Things Break at Scale

Computers are terribly reliable, in general. Today’s computer systems execute millions, even trillions, of instructions each second, with an error rate that is inconceivable in other technologies. Yet, if you have hundreds of thousands of machines, you do need to take care of failures.

In the early days of Google growth I read an article about their error numbers (a Google cluster has several thousands of machines):

In each cluster’s first year, it’s typical that 1,000 individual machine failures will occur; thousands of hard drive failures will occur; one power distribution unit will fail, bringing down 500 to 1,000 machines for about 6 hours; 20 racks will fail, each time causing 40 to 80 machines to vanish from the network; 5 racks will “go wonky,” with half their network packets missing in action; and the cluster will have to be rewired once, affecting 5 percent of the machines at any given moment over a 2-day span, Dean said. And there’s about a 50 percent chance that the cluster will overheat, taking down most of the servers in less than 5 minutes and taking 1 to 2 days to recover.

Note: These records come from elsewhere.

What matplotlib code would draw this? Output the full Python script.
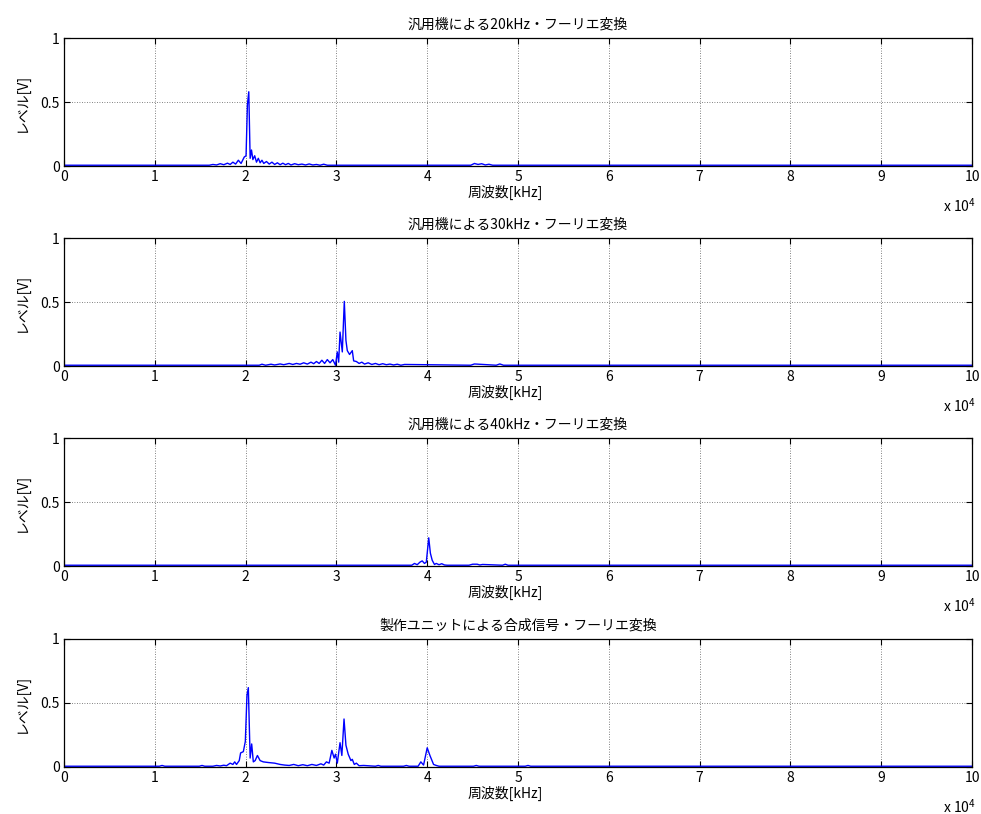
import matplotlib
matplotlib.use("Agg")
import matplotlib.pyplot as plt

plt.rcParams['font.family'] = ['Noto Sans CJK JP', 'DejaVu Sans']
plt.rcParams['mathtext.default'] = 'regular'
plt.rcParams['axes.unicode_minus'] = False

# ---- spectra (frequency in Hz, level in V) ----
titles = [
    "汎用機による20kHz・フーリエ変換",
    "汎用機による30kHz・フーリエ変換",
    "汎用機による40kHz・フーリエ変換",
    "製作ユニットによる合成信号・フーリエ変換",
]
x_label = "周波数[kHz]"
y_label = "レベル[V]"

x_ticks = [0, 10000, 20000, 30000, 40000, 50000, 60000, 70000, 80000, 90000, 100000]
x_tick_labels = ["0", "1", "2", "3", "4", "5", "6", "7", "8", "9", "10"]
y_ticks = [0, 0.5, 1]
y_tick_labels = ["0", "0.5", "1"]

freq_20k = [0, 16000, 16400, 16800, 17200, 17600, 18000, 18300, 18600, 18900,
            19200, 19500, 19850, 20050, 20200, 20350, 20500, 20650, 20800, 21000,
            21200, 21400, 21600, 21800, 22000, 22300, 22600, 22900, 23200, 23500,
            23800, 24100, 24400, 24700, 25000, 25400, 25800, 26200, 26600, 27000,
            27400, 27800, 28200, 28600, 29000, 29400, 44800, 45200, 45600, 46000,
            46400, 46800, 47200, 100000]
level_20k = [0.006, 0.006, 0.012, 0.008, 0.018, 0.010, 0.022, 0.012, 0.030, 0.015,
             0.045, 0.020, 0.070, 0.080, 0.480, 0.580, 0.060, 0.125, 0.050, 0.080,
             0.030, 0.060, 0.025, 0.045, 0.020, 0.035, 0.015, 0.030, 0.012, 0.025,
             0.010, 0.022, 0.010, 0.020, 0.008, 0.018, 0.010, 0.015, 0.008, 0.016,
             0.008, 0.012, 0.006, 0.014, 0.006, 0.006, 0.006, 0.020, 0.012, 0.018,
             0.008, 0.014, 0.006, 0.006]

freq_30k = [0, 21500, 21800, 22200, 22800, 23200, 23800, 24200, 24800, 25200,
            25600, 26000, 26400, 26800, 27200, 27500, 27800, 28100, 28400, 28700,
            29000, 29300, 29600, 29900, 30100, 30250, 30400, 30650, 30870, 31050,
            31200, 31450, 31750, 31900, 32200, 32500, 32800, 33100, 33500, 33900,
            34300, 34700, 35100, 35500, 35900, 36300, 36700, 37100, 37500, 44800,
            45200, 47600, 48000, 48400, 100000]
level_30k = [0.006, 0.006, 0.014, 0.006, 0.014, 0.008, 0.016, 0.010, 0.020, 0.012,
             0.020, 0.014, 0.025, 0.015, 0.030, 0.018, 0.035, 0.020, 0.045, 0.020,
             0.050, 0.025, 0.050, 0.006, 0.110, 0.030, 0.265, 0.110, 0.505, 0.200,
             0.120, 0.090, 0.120, 0.040, 0.035, 0.020, 0.030, 0.015, 0.025, 0.012,
             0.020, 0.010, 0.018, 0.010, 0.015, 0.008, 0.014, 0.006, 0.012, 0.006,
             0.016, 0.006, 0.016, 0.006, 0.006]

freq_40k = [0, 38300, 38600, 38900, 39200, 39450, 39700, 39900, 40170, 40350,
            40550, 40800, 41000, 41300, 41600, 41900, 42200, 44600, 45000, 45500,
            45800, 46100, 48300, 48600, 48900, 100000]
level_40k = [0.006, 0.006, 0.020, 0.010, 0.030, 0.040, 0.020, 0.030, 0.220, 0.100,
             0.045, 0.012, 0.020, 0.010, 0.018, 0.008, 0.006, 0.006, 0.014, 0.014,
             0.008, 0.012, 0.006, 0.014, 0.006, 0.006]

freq_mix = [0, 10500, 10800, 11100, 14900, 15200, 15500, 16400, 16800, 17200,
            17600, 17900, 18300, 18600, 18800, 19000, 19300, 19450, 19750, 19970,
            20150, 20300, 20500, 20670, 20850, 21050, 21300, 21600, 21950, 22500,
            23200, 23800, 24300, 24800, 25300, 25800, 26300, 26800, 27300, 27800,
            28300, 28600, 28900, 29200, 29500, 29750, 29900, 30100, 30400, 30600,
            30840, 31050, 31300, 31600, 31750, 31970, 32200, 32500, 33000, 34300,
            34600, 34900, 37400, 37700, 38000, 39000, 39300, 39600, 40000, 40300,
            40700, 41000, 41300, 45100, 45400, 45700, 50800, 51100, 51400, 100000]
level_mix = [0.006, 0.006, 0.012, 0.006, 0.006, 0.012, 0.006, 0.006, 0.012, 0.008,
             0.014, 0.010, 0.030, 0.020, 0.040, 0.020, 0.050, 0.110, 0.120, 0.200,
             0.560, 0.620, 0.070, 0.180, 0.040, 0.050, 0.090, 0.050, 0.040, 0.035,
             0.030, 0.020, 0.015, 0.012, 0.020, 0.010, 0.018, 0.010, 0.020, 0.012,
             0.025, 0.015, 0.040, 0.030, 0.130, 0.070, 0.100, 0.030, 0.190, 0.090,
             0.375, 0.170, 0.100, 0.050, 0.060, 0.020, 0.030, 0.010, 0.012, 0.006,
             0.012, 0.006, 0.006, 0.012, 0.006, 0.006, 0.040, 0.015, 0.150, 0.090,
             0.020, 0.012, 0.006, 0.006, 0.012, 0.006, 0.006, 0.012, 0.006, 0.006]

series_freq = [freq_20k, freq_30k, freq_40k, freq_mix]
series_level = [level_20k, level_30k, level_40k, level_mix]

W, H = 981, 814
fig = plt.figure(figsize=(W / 100, H / 100), dpi=100)

ax_left, ax_right = 64, 972
ax_tops = [38, 238, 438, 639]
ax_h = 128

for i in range(4):
    top = ax_tops[i]
    ax = fig.add_axes([ax_left / W, 1 - (top + ax_h) / H,
                       (ax_right - ax_left) / W, ax_h / H])
    ax.plot(series_freq[i], series_level[i], color='#0000ff', lw=1.0)
    ax.set_xlim(0, 100000)
    ax.set_ylim(0, 1)
    ax.set_xticks(x_ticks)
    ax.set_xticklabels(x_tick_labels)
    ax.set_yticks(y_ticks)
    ax.set_yticklabels(y_tick_labels)
    ax.tick_params(direction='in', top=True, right=True, length=4, width=0.8,
                   labelsize=10, pad=3)
    ax.grid(True, color='0.35', linestyle=(0, (1, 2)), linewidth=0.6)
    for s in ax.spines.values():
        s.set_linewidth(0.9)
    ax.set_title(titles[i], fontsize=10, pad=7)
    ax.set_xlabel(x_label, fontsize=10)
    ax.xaxis.set_label_coords(0.486, -0.145)
    ax.xaxis.label.set_va('top')
    ax.set_ylabel(y_label, fontsize=10)
    ax.yaxis.set_label_coords(-0.039, 0.5)
    ax.text(1.004, -0.31, r'x 10$^{4}$', transform=ax.transAxes,
            ha='right', va='center', fontsize=10)

fig.savefig("out.png", dpi=100)
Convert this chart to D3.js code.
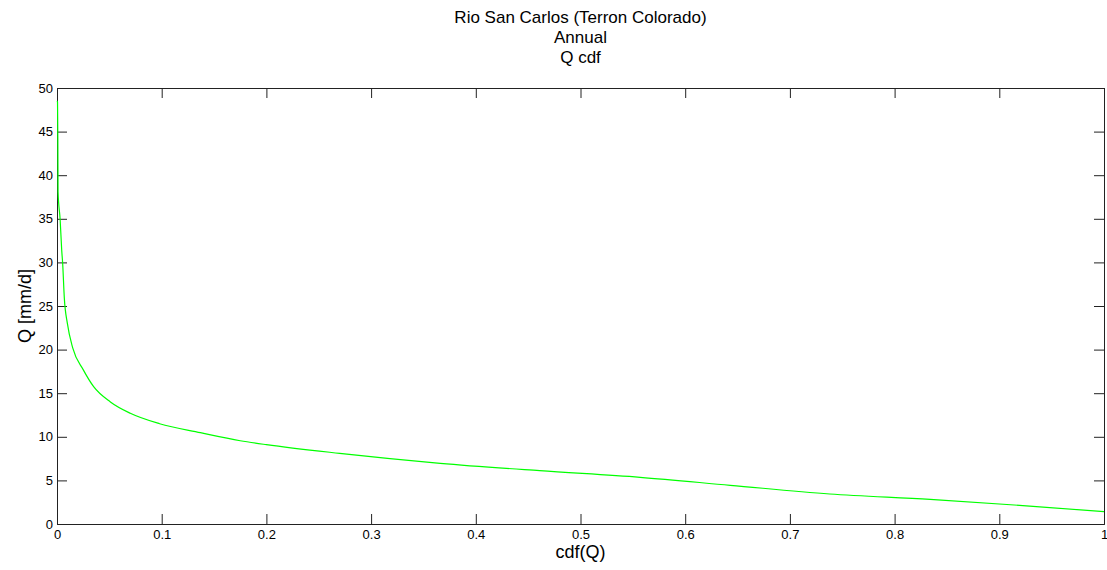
<!DOCTYPE html>
<html>
<head>
<meta charset="utf-8">
<script src="https://cdn.jsdelivr.net/npm/d3@7"></script>
<style>
  body { margin: 0; background: #fff; }
  text { font-family: "Liberation Sans", Arial, sans-serif; fill: #000; }
</style>
</head>
<body>
<div id="chart"></div>
<script>
// values
var titleLines = ["Rio San Carlos (Terron Colorado)", "Annual", "Q cdf"];
var xTicks = [0, 0.1, 0.2, 0.3, 0.4, 0.5, 0.6, 0.7, 0.8, 0.9, 1];
var yTicks = [0, 5, 10, 15, 20, 25, 30, 35, 40, 45, 50];
var cdf = [0, 0.0005, 0.0008, 0.001, 0.003, 0.0045, 0.0054, 0.007, 0.0099, 0.015, 0.025, 0.035,
           0.051, 0.070, 0.098, 0.137, 0.175, 0.2, 0.270, 0.366, 0.461, 0.557, 0.643, 0.738,
           0.834, 0.929, 1.0];
var q = [48.5, 48.4, 44, 38.1, 34.9, 31.4, 29.9, 25.9, 23.0, 20.2, 17.7, 15.75,
         14.0, 12.7, 11.5, 10.47, 9.55, 9.1, 8.1, 6.96, 6.11, 5.35, 4.44, 3.44,
         2.83, 2.06, 1.41];

var W = 1107, H = 570;
var margin = {left: 57, right: 3, top: 88, bottom: 46};
var width = W - margin.left - margin.right;
var height = H - margin.top - margin.bottom;

var x = d3.scaleLinear().domain([0, 1]).range([0, width]);
var y = d3.scaleLinear().domain([0, 50]).range([height, 0]);

var svg = d3.select("#chart").append("svg")
    .attr("width", W)
    .attr("height", H);

var g = svg.append("g")
    .attr("transform", "translate(" + margin.left + "," + margin.top + ")");

// title
svg.selectAll(".title")
  .data(titleLines)
  .enter().append("text")
    .attr("x", margin.left + width / 2)
    .attr("y", function(d, i) { return 23 + i * 20; })
    .attr("text-anchor", "middle")
    .style("font-size", "17px")
    .text(function(d) { return d; });

// axes, ticks pointing inwards, mirrored on top and right
g.append("g")
  .attr("transform", "translate(0," + height + ")")
  .call(d3.axisBottom(x).tickValues(xTicks).tickSize(-10).tickPadding(6)
    .tickFormat(function(d) { return d; }));
g.append("g")
  .call(d3.axisTop(x).tickValues(xTicks).tickSize(-10).tickFormat(""));
g.append("g")
  .call(d3.axisLeft(y).tickValues(yTicks).tickSize(-10).tickPadding(4));
g.append("g")
  .attr("transform", "translate(" + width + ",0)")
  .call(d3.axisRight(y).tickValues(yTicks).tickSize(-10).tickFormat(""));

g.selectAll(".domain").attr("stroke", "#222");
g.selectAll(".tick line").attr("stroke", "#222");
g.selectAll(".tick text").style("font-size", "13px")
  .style("font-family", "'Liberation Sans', Arial, sans-serif");

// the curve
var line = d3.line()
  .x(function(d, i) { return x(cdf[i]); })
  .y(function(d) { return y(d); })
  .curve(d3.curveMonotoneX);

g.append("path")
  .datum(q)
  .attr("fill", "none")
  .attr("stroke", "#00ff00")
  .attr("stroke-width", 1.2)
  .attr("d", line);

// axis labels
svg.append("text")
  .attr("x", margin.left + width / 2)
  .attr("y", 558)
  .attr("text-anchor", "middle")
  .style("font-size", "18px")
  .text("cdf(Q)");

svg.append("text")
  .attr("transform", "translate(31," + (margin.top + height / 2) + ") rotate(-90)")
  .attr("text-anchor", "middle")
  .style("font-size", "18px")
  .text("Q [mm/d]");
</script>
</body>
</html>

A 2024 report puts storage drive failure rates at about 1.35% per year. With thousands of drives, failure is not an option, but a certainty.

These look like interesting considerations for both hardware and software planners.

Adrian Cockcroft, while he was CTO of Netflix around 2010, summed it up as:

Size breaks hardware

No matter how good your hardware is, if it becomes big enough, it breaks. In his view you therefore need to solve reliability problems in software, not in building better hardware.

As Google say:

“Our view is it’s better to have twice as much hardware that’s not as reliable than half as much that’s more reliable,” Dean said. “You have to provide reliability on a software level. If you’re running 10,000 machines, something is going to die every day.”

The business case for this is that you will have to invest in software for reliability. Once you have done that, the hardware reliability no longer matter, within certain bounds, and you are financially better off with cheaper hardware.

The next thread of thought then becomes on which software level you can best provide that reliability. At Google a core technology for that was Map/Reduce, which is a ‘middleware’ software layer on which resilient applications can be build. We’ll cover that in another unit.

Finally, scale does not only break hardware, but also organizations. For example, a task that takes half a day every week can be done by a single person. When the volume increases tenfold, this becomes a fulltime job. When the volume increases a hundredfold, you need a small department to do it, and with that comes a whole range of coordination and management tasks. That introduces a lot of communication overhead. Without being compensated with economies of scale, this can make the task too expensive to do.